McHugh: ASTRA members have found so many ways to use social media. 90 percent of mothers of young children are active in social media, and 60 percent have used information they got from a social networking site like Facebook or a blog to make a purchase. A study commissioned by Child’s Play Communications found that moms who buy based on recommendations they get from social media do so, on average, five times per year. ASTRA retailers use it to introduce new toys on Facebook, connect moms, promote in-store events, offer sales promotions, run contests, announce Best Toys for Kids award winning toys, and so much more.
IR: When selling children’s toys, how can retailers distinguish themselves from the big box stores?
McHugh: Specialty toy retailers compete on value and service. The toys they carry are the kind of toys that endure. They don’t end up in the bottom of the toy box after the novelty wears off hours after they are opened.
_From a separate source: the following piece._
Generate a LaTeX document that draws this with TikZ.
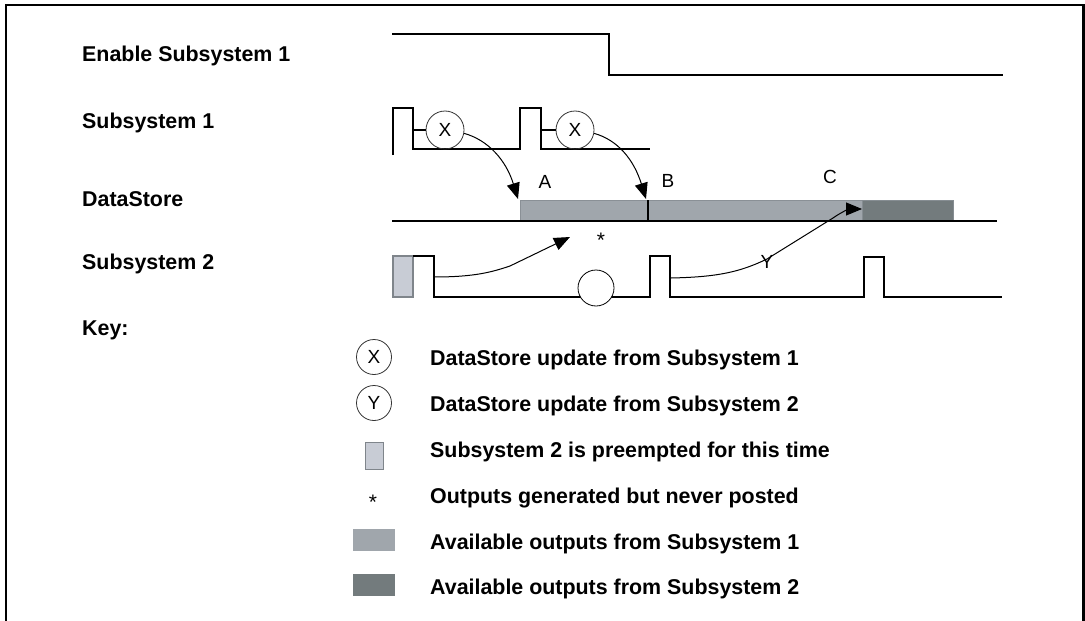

All children in the family find joy from them, and often so do children in the next generation. Beyond the unique and innovative products, specialty toy retailers provide service that their big box competitors cannot match—from product knowledge and extensive expertise about healthy play to free gift-wrapping and other services. Children are welcome in specialty toy stores, and families can often enjoy special events like crafts or story time.
Also, an increasing amount of families are reconsidering not just what they spend, but also where they spend it. Moms, dads, grandparents and other toy buyers are facing a choice of where to buy. Profit goes back into the community if customers buy at the charming toy store in the community where they can browse, touch, handle, and play with quality toys. By spending their toy dollar here, the community is better from it.
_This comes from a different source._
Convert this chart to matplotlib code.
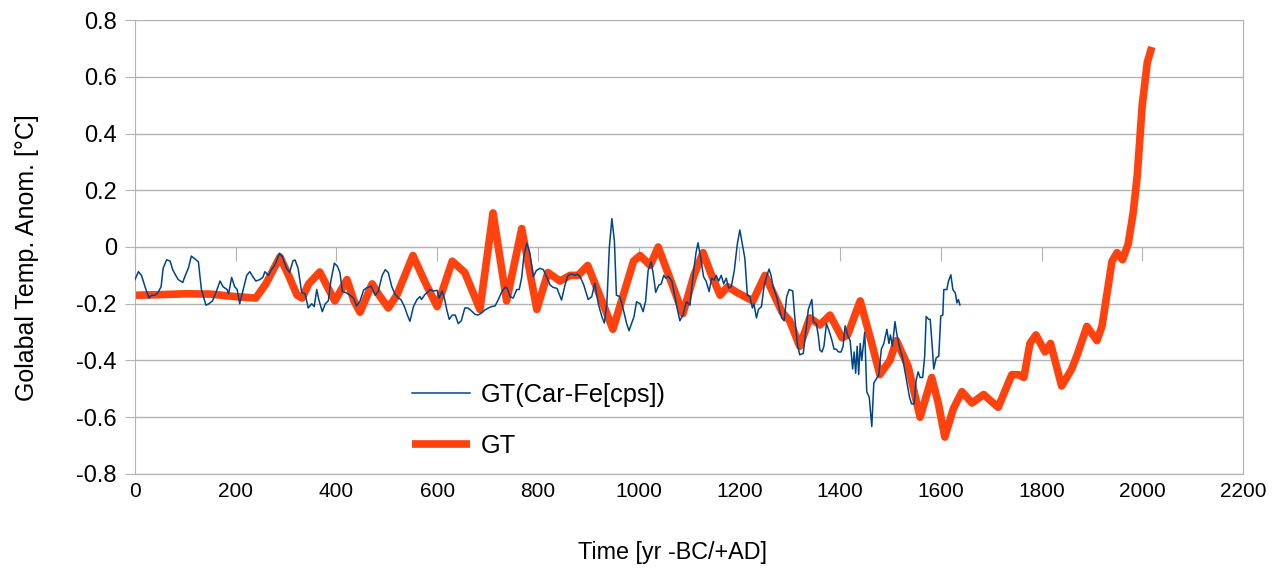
import matplotlib.pyplot as plt

plt.rcParams['font.family'] = ['Liberation Sans', 'DejaVu Sans']

# GT(Car-Fe[cps]) - thin blue series
car_years = [0, 7, 13, 20, 28, 33, 40, 46, 52, 56, 63, 70, 75, 81, 86, 95, 99, 106, 112, 121,
             126, 132, 141, 147, 154, 161, 169, 175, 183, 186, 192, 198, 203, 208, 215, 222, 228,
             235, 240, 248, 254, 258, 265, 271, 278, 287, 293, 301, 307, 314, 318, 324, 331, 338,
             344, 351, 356, 361, 365, 372, 378, 384, 389, 396, 402, 407, 412, 418, 427, 434, 440,
             447, 454, 460, 469, 477, 483, 491, 497, 503, 510, 516, 523, 528, 535, 541, 546, 553,
             560, 566, 569, 576, 581, 586, 592, 600, 604, 610, 615, 619, 624, 630, 636, 642, 648,
             655, 661, 668, 675, 681, 688, 695, 702, 708, 715, 721, 728, 735, 739, 745, 751, 758,
             763, 768, 772, 778, 784, 791, 797, 804, 811, 816, 824, 830, 838, 847, 854, 860, 867,
             874, 878, 884, 891, 900, 907, 913, 920, 927, 932, 937, 942, 947, 952, 956, 963, 971,
             976, 981, 986, 991, 996, 1003, 1009, 1014, 1019, 1025, 1029, 1034, 1040, 1045, 1050,
             1054, 1059, 1066, 1072, 1077, 1082, 1088, 1095, 1102, 1108, 1114, 1118, 1123, 1129,
             1134, 1140, 1145, 1150, 1154, 1159, 1164, 1169, 1174, 1179, 1184, 1190, 1196, 1201,
             1206, 1211, 1216, 1221, 1226, 1229, 1234, 1238, 1244, 1249, 1254, 1259, 1263, 1267,
             1274, 1279, 1284, 1289, 1294, 1299, 1306, 1310, 1315, 1320, 1327, 1333, 1337, 1341,
             1344, 1347, 1353, 1357, 1360, 1364, 1368, 1373, 1379, 1384, 1388, 1392, 1397, 1402,
             1406, 1410, 1416, 1420, 1425, 1428, 1431, 1434, 1437, 1440, 1443, 1449, 1453, 1458,
             1463, 1467, 1472, 1477, 1482, 1487, 1493, 1497, 1500, 1504, 1509, 1513, 1519, 1524,
             1529, 1533, 1538, 1542, 1547, 1551, 1555, 1559, 1564, 1568, 1571, 1576, 1579, 1583,
             1586, 1591, 1596, 1600, 1604, 1606, 1612, 1615, 1620, 1624, 1629, 1632, 1635, 1638]
car_temp = [-0.115, -0.087, -0.1, -0.14, -0.18, -0.17, -0.17, -0.16, -0.14, -0.075, -0.045, -0.05,
            -0.08, -0.1, -0.115, -0.125, -0.105, -0.075, -0.032, -0.045, -0.052, -0.15, -0.205, -0.2,
            -0.19, -0.16, -0.12, -0.14, -0.15, -0.165, -0.107, -0.14, -0.15, -0.2, -0.15, -0.1,
            -0.087, -0.107, -0.12, -0.115, -0.107, -0.087, -0.1, -0.08, -0.063, -0.022, -0.035,
            -0.075, -0.09, -0.048, -0.046, -0.075, -0.16, -0.165, -0.215, -0.2, -0.21, -0.15,
            -0.185, -0.228, -0.2, -0.19, -0.12, -0.057, -0.068, -0.09, -0.157, -0.16, -0.17, -0.18,
            -0.208, -0.19, -0.152, -0.144, -0.138, -0.17, -0.157, -0.1, -0.08, -0.09, -0.14,
            -0.165, -0.18, -0.185, -0.21, -0.24, -0.262, -0.21, -0.185, -0.175, -0.185, -0.167,
            -0.16, -0.15, -0.155, -0.153, -0.18, -0.155, -0.185, -0.22, -0.255, -0.24, -0.24,
            -0.27, -0.26, -0.215, -0.215, -0.225, -0.237, -0.24, -0.233, -0.222, -0.215, -0.21,
            -0.208, -0.187, -0.16, -0.142, -0.145, -0.175, -0.18, -0.15, -0.15, -0.107, -0.034,
            0.013, -0.02, -0.105, -0.083, -0.075, -0.08, -0.1, -0.133, -0.142, -0.146, -0.187,
            -0.133, -0.1, -0.095, -0.1, -0.095, -0.105, -0.133, -0.185, -0.175, -0.128, -0.2,
            -0.245, -0.268, -0.2, 0.0, 0.1, 0.02, -0.17, -0.175, -0.23, -0.268, -0.295, -0.27,
            -0.245, -0.193, -0.2, -0.228, -0.19, -0.082, -0.052, -0.094, -0.16, -0.135, -0.13,
            -0.1, -0.11, -0.103, -0.12, -0.175, -0.22, -0.26, -0.24, -0.193, -0.205, -0.103,
            -0.02, 0.015, -0.035, -0.105, -0.12, -0.157, -0.11, -0.117, -0.1, -0.12, -0.1, -0.13,
            -0.11, -0.145, -0.14, -0.083, 0.01, 0.06, 0.01, -0.04, -0.17, -0.175, -0.215, -0.2,
            -0.25, -0.22, -0.21, -0.14, -0.105, -0.078, -0.1, -0.14, -0.175, -0.215, -0.25, -0.26,
            -0.175, -0.15, -0.155, -0.245, -0.34, -0.38, -0.375, -0.28, -0.22, -0.2, -0.185,
            -0.263, -0.27, -0.315, -0.363, -0.37, -0.35, -0.27, -0.3, -0.33, -0.36, -0.36, -0.37,
            -0.37, -0.35, -0.278, -0.315, -0.33, -0.43, -0.37, -0.445, -0.35, -0.45, -0.34, -0.4,
            -0.3, -0.51, -0.53, -0.633, -0.48, -0.465, -0.45, -0.36, -0.34, -0.29, -0.34, -0.31,
            -0.35, -0.263, -0.31, -0.36, -0.39, -0.44, -0.48, -0.53, -0.553, -0.553, -0.47, -0.44,
            -0.46, -0.46, -0.385, -0.245, -0.255, -0.255, -0.35, -0.43, -0.39, -0.385, -0.243,
            -0.24, -0.15, -0.15, -0.122, -0.098, -0.15, -0.163, -0.197, -0.185, -0.204]

# GT - thick orange series
gt_years = [0, 50, 100, 150, 200, 240, 260, 288, 305, 322, 332, 345, 367, 385, 397, 421, 435,
            447, 471, 485, 503, 520, 552, 575, 600, 630, 655, 685, 711, 738, 768, 798, 820, 844,
            864, 880, 899, 925, 949, 973, 990, 1003, 1023, 1039, 1060, 1088, 1110, 1128, 1145,
            1162, 1177, 1195, 1227, 1251, 1285, 1300, 1320, 1340, 1360, 1380, 1404, 1415, 1440,
            1460, 1479, 1499, 1512, 1535, 1559, 1582, 1595, 1608, 1625, 1642, 1662, 1685, 1714,
            1741, 1754, 1765, 1777, 1789, 1807, 1818, 1840, 1860, 1872, 1890, 1910, 1920, 1940,
            1950, 1961, 1972, 1982, 1990, 2000, 2010, 2019]
gt_temp = [-0.17, -0.168, -0.165, -0.166, -0.175, -0.18, -0.13, -0.035, -0.1, -0.17, -0.18, -0.13,
           -0.088, -0.15, -0.19, -0.115, -0.19, -0.23, -0.13, -0.17, -0.215, -0.17, -0.03, -0.12,
           -0.21, -0.05, -0.09, -0.22, 0.12, -0.19, 0.065, -0.22, -0.09, -0.12, -0.1, -0.1,
           -0.065, -0.18, -0.29, -0.15, -0.05, -0.03, -0.065, 0.0, -0.1, -0.235, -0.1, -0.02,
           -0.1, -0.17, -0.14, -0.16, -0.19, -0.1, -0.23, -0.26, -0.35, -0.25, -0.275, -0.24,
           -0.32, -0.31, -0.19, -0.32, -0.45, -0.4, -0.33, -0.42, -0.6, -0.46, -0.55, -0.67,
           -0.57, -0.51, -0.55, -0.52, -0.565, -0.45, -0.45, -0.46, -0.34, -0.31, -0.37, -0.34,
           -0.49, -0.43, -0.375, -0.28, -0.33, -0.28, -0.05, -0.02, -0.045, 0.01, 0.12, 0.25,
           0.5, 0.65, 0.705]

x_ticks = list(range(0, 2201, 200))
y_ticks = [-0.8, -0.6, -0.4, -0.2, 0, 0.2, 0.4, 0.6, 0.8]
y_labels = ['-0.8', '-0.6', '-0.4', '-0.2', '0', '0.2', '0.4', '0.6', '0.8']

grid_col = '#b3b3b3'

fig = plt.figure(figsize=(12.85, 5.75), dpi=100)
ax = fig.add_axes([0.105, 0.1757, 0.8623, 0.7895])

ax.plot(car_years, car_temp, color='#004586', lw=1.1, label='GT(Car-Fe[cps])', zorder=3)
ax.plot(gt_years, gt_temp, color='#ff420e', lw=5.5, label='GT', zorder=2,
        solid_joinstyle='round', solid_capstyle='butt')

ax.set_xlim(0, 2200)
ax.set_ylim(-0.8, 0.8)
ax.set_xticks(x_ticks)
ax.set_yticks(y_ticks)
ax.set_yticklabels(y_labels)
ax.yaxis.grid(True, color=grid_col, lw=1)
ax.set_axisbelow(True)
for s in ax.spines.values():
    s.set_color(grid_col)
ax.spines['top'].set_visible(False)
ax.tick_params(axis='x', length=0, pad=6, labelsize=15, colors='black')
ax.tick_params(axis='y', length=7, pad=6, color=grid_col, labelsize=17, labelcolor='black')

# x axis ticks sit on the zero line
sec = ax.secondary_xaxis(0.5)
sec.set_xticks(x_ticks)
sec.tick_params(axis='x', top=False, bottom=True, labeltop=False, labelbottom=False,
                direction='out', length=10, color=grid_col)
sec.spines['bottom'].set_color(grid_col)
sec.spines['top'].set_color(grid_col)

ax.set_xlabel('Time [yr -BC/+AD]', fontsize=16.8)
ax.set_ylabel('Golabal Temp. Anom. [°C]', fontsize=18)
ax.xaxis.set_label_coords(0.485, -0.148)
ax.yaxis.set_label_coords(-0.087, 0.477)

ax.legend(loc='upper left', bbox_to_anchor=(0.3206, 0.334), bbox_transform=fig.transFigure,
          frameon=False, fontsize=18.3, handlelength=2.3, handletextpad=0.4,
          labelspacing=1.05, borderpad=0, borderaxespad=0)

fig.savefig('out.png', dpi=100)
IR: How can retailers benefit from being an ASTRA member?
McHugh: ASTRA provides a range of services and events that help locally-owned retailers keep up with cutting-edge business ideas and learn new skills. We provide education about specialty toys for public officials, lead national industry events like ASTRA’s Neighborhood Toy Store Day, create tools and publications to help make members’ businesses more profitable, and connect members to each other so they can share experiences and help each other solve business challenges. We also host events like Share the Fair at the annual Toy Fair in New York, so members can make most efficient use of their time, while trying to find just the right products for their store; and of course we host the year’s largest gathering of the specialty toy industry: our annual Marketplace & Academy.